As explained at the end of the previous article, “Blockchain and Thai Cryptocurrency Investment”, Thailand opened to cryptocurrency and blockchain technology in 2018 after issuing a Royal decree that requires businesses engaging in crypto to register with the Securities and Exchange Commission. The Thai regulatory framework has gained a good reputation in the region as enough regulations have been put in place to attract investors but not so many legal hurdles to stay in the way of promoters and developers.


Meanwhile, on February 14 of this year, as many were celebrating Valentine’s Day, JPMorgan Chase became the first major US bank to unveil its own cryptocurrency, the JPM Coin. Each token will be valued at one US dollar once the blockchain project begins testing as reported by CNBC.


With this move, JPMorgan Chase takes the lead in American real-world crypto banking, which as Umar Farooq, the head of JP Morgan’s blockchain projects told CNBC as reported in the New York Times, investors “will be better able to consolidate their money and get better rates for it.”


Well before this in Thailand, in July 2018, IBM and Krungsri Bank, one of Thailand's largest financial institutions, announced a five-year US$140M investment in digital banking with other projects in store, the most interesting being Project Inthanon, which aims to develop a wholesale central bank digital currency (CBDCs) running on blockchain as a new channel to conduct interbank settlements.


Bitcoin, like all coins, is based on the properties of mathematics rather than relying on physical properties (like gold and silver) or trust in central authorities (like fiat currencies). With these attributes, all that is required for a form of money to hold value is trust and adoption.

As with all currencies, Bitcoin's value comes only directly from people willing to accept them as payment. In reality, what was supposed to be a decentralized form of money reverted in a system controlled by just a handful of people. This community, in the case of Bitcoin, has failed and the peer-to-peer network has had to succumb to speculative trading and investments. Moreover, the limited scalability and excessive cost of mining have made it impossible to deliver the promised fast transactions.

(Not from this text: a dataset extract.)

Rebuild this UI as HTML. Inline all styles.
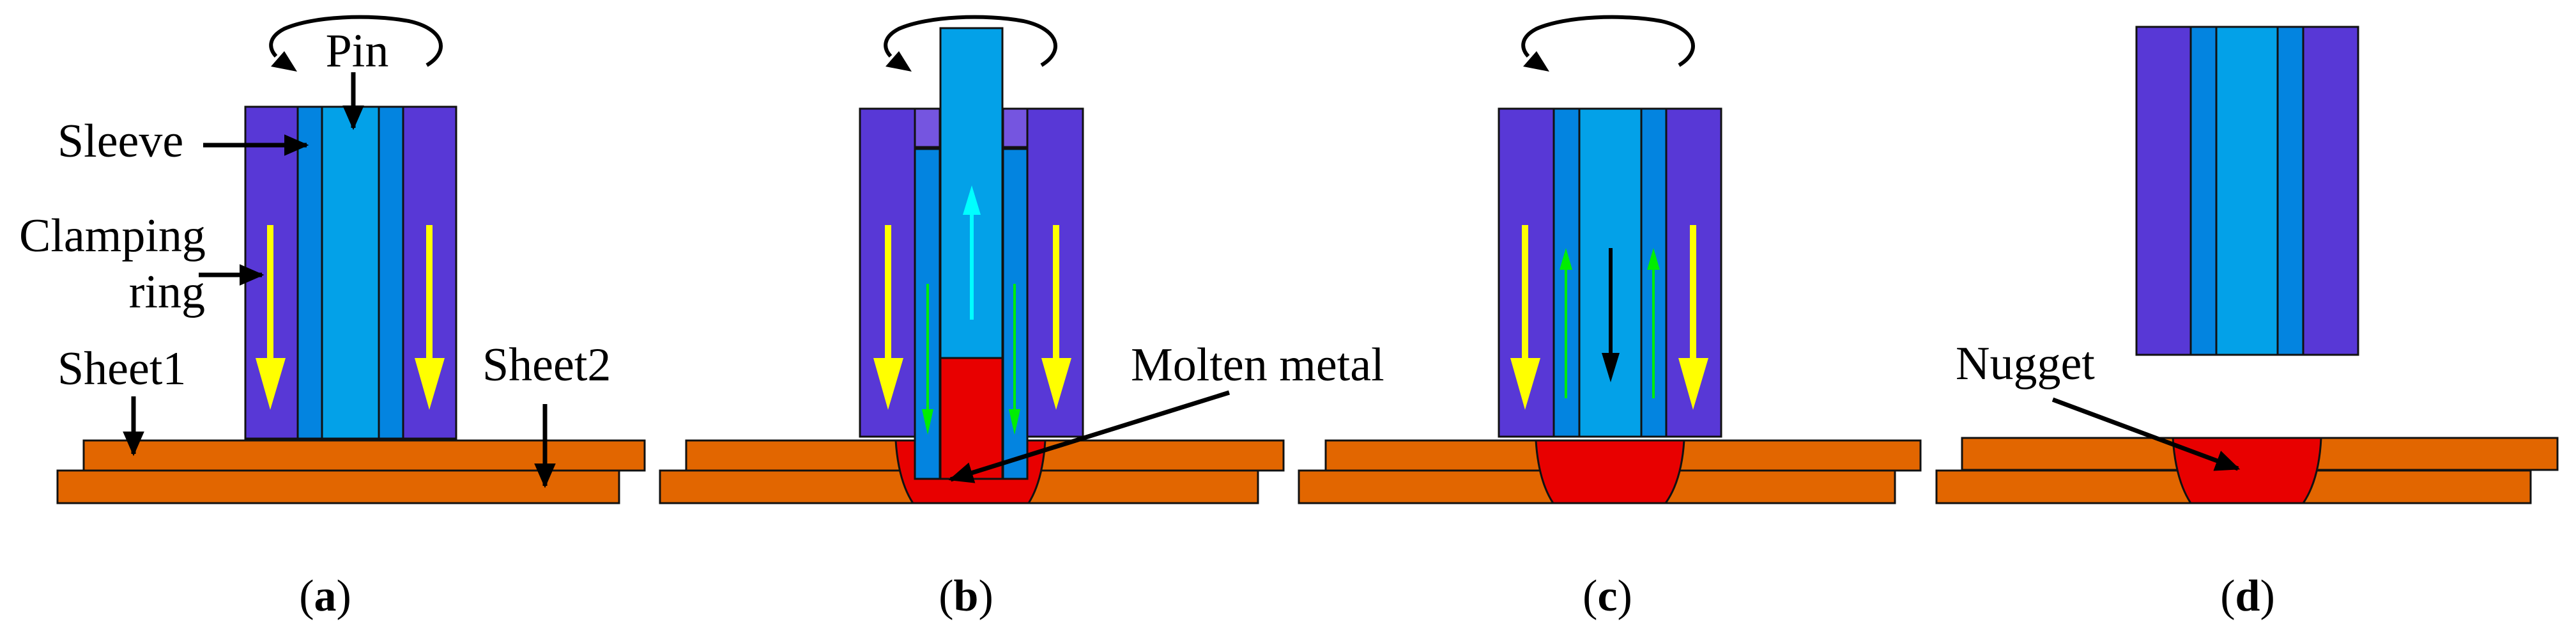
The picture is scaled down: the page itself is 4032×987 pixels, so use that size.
<!DOCTYPE html>
<html><head><meta charset="utf-8"><style>
html,body{margin:0;padding:0;background:#fff;}
svg{display:block;}
text{font-family:"Liberation Serif","DejaVu Serif",serif;fill:#000;}
</style></head><body>
<svg width="4032" height="987" viewBox="0 0 4032 987" xmlns="http://www.w3.org/2000/svg">
<defs>
<marker id="ah" markerWidth="6" markerHeight="6" refX="5" refY="3" orient="auto" markerUnits="strokeWidth"><path d="M0,0.6 L5.5,3 L0,5.4 Z" fill="#000"/></marker>
</defs>
<g stroke="#111" stroke-width="3">
<rect x="90" y="736" width="879" height="51" fill="#e26600"/>
<rect x="131" y="689" width="878" height="47" fill="#e26600"/>
<rect x="1033" y="736" width="936" height="51" fill="#e26600"/>
<rect x="1074" y="689" width="935" height="47" fill="#e26600"/>
<path d="M1402,689 L1636,689 Q1632,752 1610,787 L1429,787 Q1406,752 1402,689 Z" fill="#e80000"/>
<rect x="2033" y="736" width="933" height="51" fill="#e26600"/>
<rect x="2075" y="689" width="931" height="47" fill="#e26600"/>
<path d="M2404,689 L2636,689 Q2632,752 2607,787 L2431,787 Q2408,752 2404,689 Z" fill="#e80000"/>
<rect x="3031" y="736" width="930" height="51" fill="#e26600"/>
<rect x="3071" y="685" width="932" height="50" fill="#e26600"/>
<path d="M3401,685 L3633,685 Q3630,750 3605,787 L3429,787 Q3405,750 3401,685 Z" fill="#e80000"/>

<rect x="384" y="167" width="82" height="519" fill="#5838d6"/>
<rect x="466" y="167" width="38" height="519" fill="#0384e0"/>
<rect x="504" y="167" width="89" height="519" fill="#03a1e8"/>
<rect x="593" y="167" width="38" height="519" fill="#0384e0"/>
<rect x="631" y="167" width="83" height="519" fill="#5838d6"/>
<rect x="1346" y="170" width="86" height="513" fill="#5838d6"/>
<rect x="1608" y="170" width="87" height="513" fill="#5838d6"/>
<rect x="1432" y="170" width="39" height="60" fill="#7555e0"/>
<rect x="1570" y="170" width="38" height="60" fill="#7555e0"/>
<rect x="1432" y="233" width="39" height="516" fill="#0384e0"/>
<rect x="1570" y="233" width="38" height="516" fill="#0384e0"/>
<rect x="1472" y="560" width="97" height="189" fill="#e80000"/>
<rect x="1472" y="44" width="97" height="516" fill="#03a1e8"/>
<rect x="2346" y="170" width="86" height="513" fill="#5838d6"/>
<rect x="2432" y="170" width="40" height="513" fill="#0384e0"/>
<rect x="2472" y="170" width="97" height="513" fill="#03a1e8"/>
<rect x="2569" y="170" width="39" height="513" fill="#0384e0"/>
<rect x="2608" y="170" width="86" height="513" fill="#5838d6"/>
<rect x="3344" y="42" width="85" height="513" fill="#5838d6"/>
<rect x="3429" y="42" width="40" height="513" fill="#0384e0"/>
<rect x="3469" y="42" width="96" height="513" fill="#03a1e8"/>
<rect x="3565" y="42" width="40" height="513" fill="#0384e0"/>
<rect x="3605" y="42" width="86" height="513" fill="#5838d6"/>
</g>

<g fill="#ffff00">
<rect x="418" y="352" width="10" height="210"/><path d="M400,560 L447,560 L423,641 Z"/>
<rect x="667" y="352" width="10" height="210"/><path d="M649,560 L696,560 L672,641 Z"/>
<rect x="1385" y="352" width="10" height="210"/><path d="M1367,560 L1414,560 L1390,641 Z"/>
<rect x="1648" y="352" width="10" height="210"/><path d="M1630,560 L1677,560 L1653,641 Z"/>
<rect x="2382" y="352" width="10" height="210"/><path d="M2364,560 L2411,560 L2387,641 Z"/>
<rect x="2645" y="352" width="10" height="210"/><path d="M2627,560 L2674,560 L2650,641 Z"/>
</g>
<g fill="#00ffff"><rect x="1518" y="330" width="6" height="170"/><path d="M1507,336 L1535,336 L1521,290 Z"/></g>
<g fill="#00ee00">
<rect x="1450" y="444" width="4" height="200"/><path d="M1443,640 L1461,640 L1452,680 Z"/>
<rect x="1586" y="444" width="4" height="200"/><path d="M1579,640 L1597,640 L1588,680 Z"/>
<rect x="2449" y="420" width="4" height="203"/><path d="M2441,422 L2461,422 L2451,388 Z"/>
<rect x="2586" y="420" width="4" height="203"/><path d="M2578,422 L2598,422 L2588,388 Z"/>
</g>
<g fill="#000"><rect x="2518" y="388" width="6" height="170"/><path d="M2507,552 L2535,552 L2521,598 Z"/></g>

<g fill="none" stroke="#000" stroke-width="6">
<path d="M668,102 C705,80 695,45 640,33 C580,22 490,25 445,45 C420,58 420,75 432,88"/>
<path d="M1630,102 C1667,80 1657,45 1602,33 C1542,22 1452,25 1407,45 C1382,58 1382,75 1394,88"/>
<path d="M2628,102 C2665,80 2655,45 2600,33 C2540,22 2450,25 2405,45 C2380,58 2380,75 2392,88"/>
</g>
<g fill="#000">
<path d="M424,104 L445,80 L465,112 Z"/>
<path d="M1386,104 L1407,80 L1427,112 Z"/>
<path d="M2384,104 L2405,80 L2425,112 Z"/>
</g>

<g stroke="#000" stroke-width="7" fill="none" marker-end="url(#ah)">
<line x1="553" y1="113" x2="553" y2="200"/>
<line x1="318" y1="227" x2="480" y2="227"/>
<line x1="311" y1="430" x2="410" y2="430"/>
<line x1="209" y1="620" x2="209" y2="710"/>
<line x1="853" y1="632" x2="853" y2="760"/>
<line x1="1924" y1="614" x2="1488" y2="750"/>
<line x1="3213" y1="625" x2="3503" y2="733"/>
</g>

<g font-size="74" font-family="Liberation Serif, DejaVu Serif, serif">
<text x="559" y="104" text-anchor="middle">Pin</text>
<text x="90" y="245">Sleeve</text>
<text x="30" y="393">Clamping</text>
<text x="321" y="481" text-anchor="end">ring</text>
<text x="90" y="601">Sheet1</text>
<text x="755" y="595">Sheet2</text>
<text x="1770" y="595">Molten metal</text>
<text x="3061" y="593">Nugget</text>
</g>
<g font-size="70" font-family="Liberation Serif, DejaVu Serif, serif">
<text x="509" y="955" text-anchor="middle">(<tspan font-weight="bold">a</tspan>)</text>
<text x="1512" y="955" text-anchor="middle">(<tspan font-weight="bold">b</tspan>)</text>
<text x="2516" y="955" text-anchor="middle">(<tspan font-weight="bold">c</tspan>)</text>
<text x="3518" y="955" text-anchor="middle">(<tspan font-weight="bold">d</tspan>)</text>
</g>
</svg>
</body></html>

Regardless, Bitcoin gave us blockchain, which we now know is a reliable means of storing data about other types of transactions such as property exchanges, stops in a supply chain and election votes.     Moreover, the nature of an open, decentralize economy powered by a blockchain is very much in line with business models that use platform systems to create value by facilitating exchanges between interdependent units. Even more important, in the near future, the blockchain will allow companies to stay relevant by fully embracing an “ecosystem economy” where companies can integrate core business functionalities with third party networks and platforms.


Despite its many uses, blockchain’s potential for  disruption is perhaps still greatest in the world of finance; hence, the importance of crypto. The intrinsic qualities of a distributed ledger system that allows for speed and efficiency together with greater transparency and traceability is very appealing to banks.


Like JPMorgan Chase and Krungsri Bank, more traditional banks and the Crypto Ecosystem will continue to build their own blockchain platforms and native tokens until they realize that mass adoption will only be possible if a connection between the two occurs.


Hand in hand, with a legacy system and set of clear rules and regulations, they will be able to form a bond of trust because even the sworn enemies of government, big banks and monopolistic corporations, realize that a decentralized and democratized system like Bitcoin needs rules.